PERTH (miningweekly.com) – A scoping study into the recently acquired Hermes deposit, at gold miner Northern Star Resources’ Plutonic operation, in Western Australia, has revealed that the deposit could add 86 000 oz over a two- to three-year life.
The Hermes deposit, which was within trucking distance of the Plutonic gold mine, was acquired in February this year, after Northern Star signed a series of agreements with fellow-listed Alchemy Resources.
The expected production from Hermes would increase Plutonic’s production from between 75 000 oz and 80 000 oz this financial year, to about 100 000 oz/y from the 2017 financial year.
Mining at the Hermes deposit was expected to start next year, from three pits, with the ore being trucked to the Plutonic plant via a direct haulage route. The scoping study estimated that all-in sustaining costs at Hermes would amount to some A$1 095/oz, with the project requiring a capital investment of A$10-million.
The increase in production at Plutonic was part of Northern Star’s plans to grow its production to 700 000 oz/y from the 2018 financial year, up from the expected production of between 535 000 oz and 570 000 oz this year.

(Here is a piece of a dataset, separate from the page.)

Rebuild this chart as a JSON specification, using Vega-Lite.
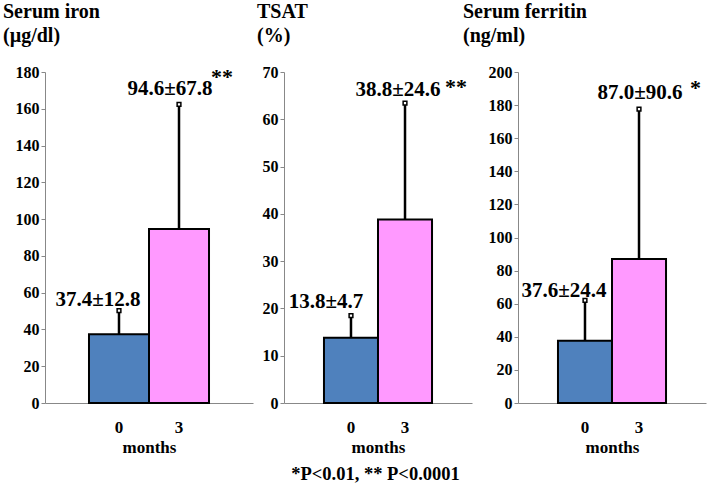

Since taking ownership of the Plutonic mine, Northern Star had invested significantly in exploring new resource areas around the mine, which had led to the development of four new areas.
Northern Star MD Bill Beament said that it was clear the company’s strategy to rebuild Plutonic was now starting to pay dividends.
“We bought Plutonic because we were confident there was a lot more gold to be found. The results of our exploration and development strategy show that we were right.
“We have made the investment in identifying and developing these new areas, which will enable us to move away from remnant mining into genuinely new areas of mineralisation.”
With the new mineralised zones now moving from the development to the mining phase, total expenditure at Plutonic had fallen from around A$11-million a month to A$9.2-million in October, with the miner aiming to further reduce this figure to A$8.8-million a month early next year.
“The start of mining at Hermes and the shift away from remnant mining into these new areas will ensure Plutonic plays its role in our plan to be a 700 000 oz/y producer,” Beament said.